Search for HashSet\HashMap to understand the internal representation if you're interested.
As for the C++ part, If I remember correctly it depends on the correct operator overloading, but my C++ is rusty at best.
EDIT: I noticed you specifically asked about sets so I'll elaborate a bit more on how that:
While the equals method is what determines equality between two objects, some preliminary steps in the set implementation used (e.g.
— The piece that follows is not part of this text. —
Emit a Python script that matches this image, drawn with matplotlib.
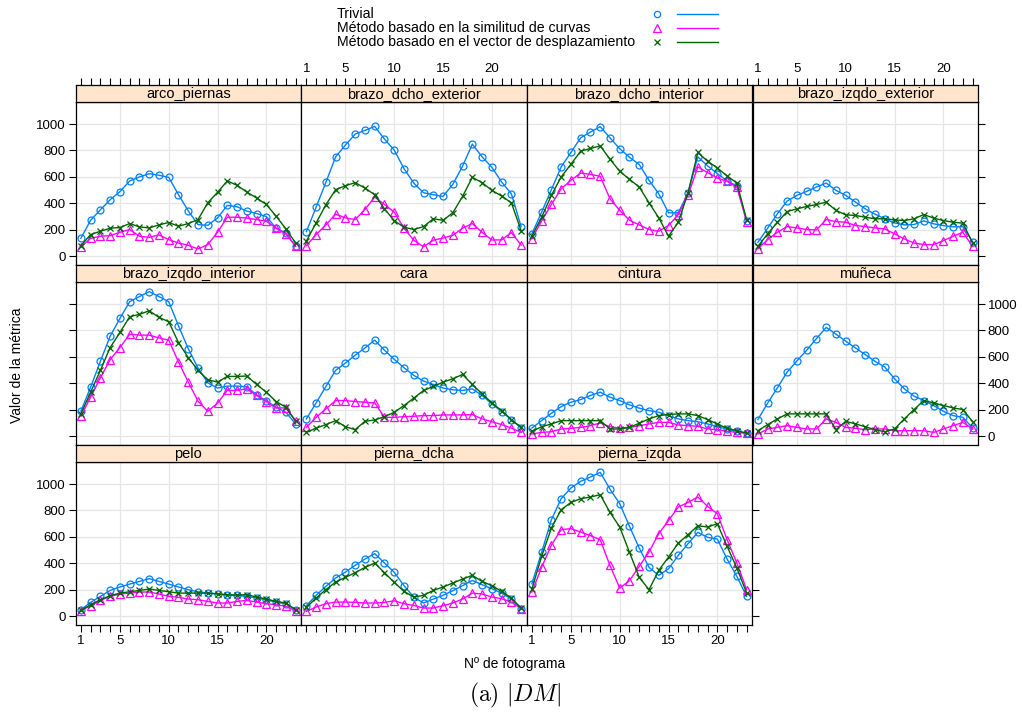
import matplotlib
matplotlib.use("Agg")
import matplotlib.pyplot as plt
from matplotlib.lines import Line2D

plt.rcParams["font.family"] = ["Liberation Sans", "DejaVu Sans"]
plt.rcParams["mathtext.fontset"] = "cm"

W, H = 1022, 715
BLUE, MAG, GRN = "#0080ff", "#ff00ff", "#006400"
STRIP_C, GRID_C = "#ffe5cc", "#e6e6e6"

frames = list(range(1, 24))
panels = ["arco_piernas", "brazo_dcho_exterior", "brazo_dcho_interior", "brazo_izqdo_exterior",
          "brazo_izqdo_interior", "cara", "cintura", "muñeca",
          "pelo", "pierna_dcha", "pierna_izqda"]
xticks = list(range(1, 24))
xlabels = [1, 5, 10, 15, 20]
yticks = [0, 200, 400, 600, 800, 1000]
xgrid = [5, 10, 15, 20]
series_names = ["Trivial", "Método basado en la similitud de curvas",
                "Método basado en el vector de desplazamiento"]

trivial = {
    "arco_piernas": [137, 273, 352, 428, 489, 570, 600, 625, 613, 597, 466, 344, 240, 235, 291, 385, 375, 342, 324, 301, 213, 175, 78],
    "brazo_dcho_exterior": [187, 372, 560, 752, 841, 924, 952, 982, 886, 803, 663, 554, 481, 466, 453, 544, 681, 848, 752, 673, 562, 473, 225],
    "brazo_dcho_interior": [170, 334, 504, 676, 785, 896, 939, 980, 896, 813, 749, 694, 575, 473, 329, 329, 481, 752, 684, 625, 570, 532, 271],
    "brazo_izqdo_exterior": [106, 213, 322, 418, 461, 491, 524, 554, 499, 461, 410, 359, 319, 284, 253, 238, 241, 268, 246, 233, 223, 225, 111],
    "brazo_izqdo_interior": [190, 372, 567, 757, 891, 1018, 1056, 1094, 1056, 1018, 835, 663, 516, 405, 365, 380, 380, 375, 314, 268, 220, 182, 94],
    "cara": [132, 253, 377, 499, 554, 613, 668, 727, 651, 582, 519, 461, 418, 392, 365, 352, 347, 359, 309, 246, 187, 127, 63],
    "cintura": [63, 119, 175, 225, 258, 278, 309, 334, 296, 271, 238, 213, 195, 182, 157, 132, 119, 111, 94, 73, 56, 38, 23],
    "muñeca": [127, 251, 367, 486, 570, 651, 739, 823, 772, 719, 668, 618, 567, 524, 435, 359, 304, 271, 233, 190, 157, 144, 63],
    "pelo": [50, 106, 151, 196, 222, 244, 264, 285, 264, 244, 222, 202, 186, 176, 171, 159, 159, 151, 139, 126, 108, 96, 50],
    "pierna_dcha": [81, 159, 227, 290, 335, 386, 433, 474, 403, 333, 232, 146, 101, 131, 159, 194, 232, 272, 239, 209, 176, 131, 58],
    "pierna_izqda": [247, 484, 730, 889, 970, 1020, 1053, 1088, 962, 851, 680, 516, 370, 310, 360, 461, 549, 635, 597, 584, 433, 302, 151],
}
curvas = {
    "arco_piernas": [71, 137, 152, 157, 182, 203, 152, 144, 162, 127, 101, 84, 56, 89, 182, 296, 296, 289, 278, 266, 213, 170, 76],
    "brazo_dcho_exterior": [81, 165, 238, 319, 291, 278, 354, 448, 392, 334, 213, 122, 73, 122, 139, 159, 213, 248, 182, 124, 124, 180, 86],
    "brazo_dcho_interior": [132, 268, 392, 511, 575, 630, 620, 605, 435, 347, 273, 238, 203, 190, 233, 316, 461, 676, 633, 592, 567, 524, 263],
    "brazo_izqdo_exterior": [56, 127, 182, 225, 215, 203, 200, 278, 263, 258, 233, 225, 215, 208, 170, 132, 101, 89, 89, 119, 152, 182, 76],
    "brazo_izqdo_interior": [152, 296, 443, 580, 671, 772, 765, 765, 744, 727, 562, 410, 266, 190, 251, 347, 347, 359, 309, 263, 215, 215, 119],
    "cara": [68, 144, 208, 271, 271, 263, 258, 253, 144, 144, 149, 152, 157, 157, 162, 162, 162, 165, 132, 111, 89, 63, 30],
    "cintura": [18, 30, 35, 56, 61, 68, 81, 101, 73, 63, 68, 81, 94, 106, 106, 86, 81, 76, 56, 51, 38, 30, 23],
    "muñeca": [18, 56, 68, 81, 68, 56, 56, 132, 106, 68, 61, 51, 56, 56, 43, 43, 43, 43, 30, 56, 81, 106, 56],
    "pelo": [43, 81, 121, 151, 169, 176, 184, 184, 169, 151, 144, 131, 126, 113, 101, 101, 113, 121, 108, 96, 88, 76, 43],
    "pierna_dcha": [38, 71, 96, 108, 108, 106, 101, 101, 106, 118, 96, 83, 63, 63, 81, 101, 131, 176, 169, 146, 134, 108, 58],
    "pierna_izqda": [184, 370, 539, 655, 663, 637, 610, 579, 385, 214, 270, 378, 486, 625, 725, 826, 861, 902, 831, 776, 579, 403, 202],
}
desplaz = {
    "arco_piernas": [81, 165, 190, 213, 218, 248, 223, 215, 238, 256, 228, 248, 278, 405, 484, 570, 537, 486, 441, 392, 304, 208, 101],
    "brazo_dcho_exterior": [116, 253, 390, 504, 534, 557, 516, 466, 359, 271, 220, 203, 225, 284, 273, 329, 453, 597, 557, 499, 456, 405, 195],
    "brazo_dcho_interior": [152, 296, 461, 600, 696, 795, 815, 835, 734, 643, 582, 524, 405, 291, 152, 258, 481, 785, 719, 668, 608, 554, 276],
    "brazo_izqdo_exterior": [76, 170, 258, 339, 359, 377, 392, 410, 347, 314, 309, 296, 284, 284, 276, 271, 284, 316, 289, 271, 258, 251, 101],
    "brazo_izqdo_interior": [170, 334, 499, 671, 785, 904, 922, 949, 899, 866, 709, 595, 499, 428, 410, 453, 453, 456, 392, 334, 263, 220, 114],
    "cara": [30, 63, 89, 119, 73, 51, 114, 124, 149, 182, 233, 289, 347, 377, 410, 435, 468, 392, 322, 253, 195, 127, 68],
    "cintura": [38, 73, 94, 119, 119, 119, 119, 119, 56, 56, 68, 99, 132, 157, 165, 170, 170, 157, 127, 94, 61, 43, 25],
    "muñeca": [43, 89, 132, 170, 170, 170, 170, 170, 51, 114, 94, 73, 51, 35, 56, 132, 203, 271, 253, 233, 215, 203, 111],
    "pelo": [45, 88, 126, 156, 176, 186, 196, 207, 196, 186, 176, 176, 176, 176, 169, 164, 161, 164, 146, 131, 113, 101, 50],
    "pierna_dcha": [68, 139, 202, 260, 295, 330, 370, 403, 330, 257, 189, 146, 159, 196, 222, 252, 282, 310, 264, 232, 189, 139, 63],
    "pierna_izqda": [207, 453, 668, 806, 861, 889, 902, 919, 786, 675, 484, 295, 202, 348, 448, 554, 617, 685, 675, 700, 529, 365, 176],
}

fig = plt.figure(figsize=(W / 100, H / 100), dpi=100)

col_left = [75.5, 301.0, 526.5, 752.5]
col_w = 225.5
row_top = [85.0, 265.0, 445.0]
strip_h = 16.5
plot_h = 163.5
XLIM = (0.45, 23.55)
FS_TICK = 9.5


def fig_rect(x, y, w, h):
    return [x / W, 1 - (y + h) / H, w / W, h / H]


def xtick_labels():
    return [str(t) if t in xlabels else "" for t in xticks]


for k, name in enumerate(panels):
    r, c = divmod(k, 4)
    x0, y0 = col_left[c], row_top[r]
    ax = fig.add_axes(fig_rect(x0, y0 + strip_h, col_w, plot_h))
    for gx in xgrid:
        ax.axvline(gx, color=GRID_C, lw=0.9, zorder=0)
    for gy in yticks:
        ax.axhline(gy, color=GRID_C, lw=0.9, zorder=0)
    ax.plot(frames, trivial[name], color=BLUE, lw=1.0, marker="o", ms=5, mfc="none", mew=0.9)
    ax.plot(frames, curvas[name], color=MAG, lw=1.0, marker="^", ms=6, mfc="none", mew=0.9)
    ax.plot(frames, desplaz[name], color=GRN, lw=1.0, marker="x", ms=5, mew=0.9)
    ax.set_xlim(*XLIM)
    ax.set_ylim(-65, 1170)
    for s in ax.spines.values():
        s.set_color("black"); s.set_linewidth(0.9)

    # x axis at the bottom only on the last row
    ax.set_xticks(xticks)
    ax.set_xticklabels(xtick_labels())
    bottom = r == 2
    ax.tick_params(axis="x", direction="out", length=5, width=0.8, labelsize=FS_TICK,
                   top=False, bottom=bottom, labelbottom=bottom and c in (0, 2), pad=2)

    # y axis
    ax.set_yticks(yticks)
    ax.set_yticklabels([str(t) for t in yticks])
    last_in_row = (c == 3) or (k == len(panels) - 1)
    ax.tick_params(axis="y", direction="out", length=5, width=0.8, labelsize=FS_TICK,
                   left=(c == 0), labelleft=(c == 0 and r != 1),
                   right=last_in_row, labelright=(last_in_row and r == 1), pad=2)

    # strip, carrying the top axis on the first row
    sax = fig.add_axes(fig_rect(x0, y0, col_w, strip_h))
    sax.set_facecolor(STRIP_C)
    sax.set_xlim(*XLIM)
    sax.set_yticks([])
    if r == 0:
        sax.set_xticks(xticks)
        sax.set_xticklabels(xtick_labels())
        sax.tick_params(axis="x", direction="out", length=5, width=0.8, labelsize=FS_TICK,
                        top=True, bottom=False, labelbottom=False, labeltop=c in (1, 3), pad=2)
    else:
        sax.set_xticks([])
    for s in sax.spines.values():
        s.set_color("black"); s.set_linewidth(0.9)
    sax.text(0.5, 0.45, name, ha="center", va="center", fontsize=10.5, transform=sax.transAxes)

# legend (lattice key style: text, symbol, line)
leg_y = [14, 28, 42]
styles = [(BLUE, "o", 5), (MAG, "^", 6), (GRN, "x", 5)]
for lab, yy, (col, mk, ms) in zip(series_names, leg_y, styles):
    fig.text(337 / W, 1 - yy / H, lab, ha="left", va="center", fontsize=10.2)
    fig.add_artist(Line2D([657 / W], [1 - yy / H], transform=fig.transFigure, color=col,
                          marker=mk, ms=ms - 0.5, mfc="none", mew=0.9, lw=0))
    fig.add_artist(Line2D([677 / W, 718 / W], [1 - yy / H, 1 - yy / H],
                          transform=fig.transFigure, color=col, lw=1.0))

fig.text(17 / W, 1 - 365 / H, "Valor de la métrica", rotation=90, ha="center", va="center", fontsize=10)
fig.text(515 / W, 1 - 664 / H, "Nº de fotograma", ha="center", va="center", fontsize=10)
fig.text(515 / W, 1 - 695 / H, r"$\mathrm{(a)}\ |DM|$", ha="center", va="center", fontsize=17)

fig.savefig("out.png", dpi=100)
HashSet or TreeSet) might relay on something extra:
For example, the HashSet uses the hashCode() function to find the internal location the item might be in, so if A did not override/correctly implement the hashCode() function, the set.contains(a2) may return true or false (for default implementation it's non deterministic - depends on memory location and the current capacity of the set).
For a TreeSet internal implementation to correctly find items within it either the items contained must be implement the Comparable interface properly or the TreeSet itself must be supplied with a Comparator instance implemented properly.
for C++, according to set::insert in C++ Reference
Because set containers do not allow for duplicate values, the
insertion operation checks for each
element inserted whether another
element exists already in the
container with the same value, if so,
the element is not inserted and -if
the function returns a value- an
iterator to it is returned
.
They check for the values, unlike Java, which only checks for the address instead.
In Java at least, comparison is done on a hash code, which by default is created from the location of the object in memory. So in the Java part of the question, aset.contains(a2); would return false, as a2 points to a different part of the memory to a.
I'm afraid I can't comment on how C++ works!
Java calls the object's equals method, which, if you haven't overridden it, is the same as calling Object.hashCode().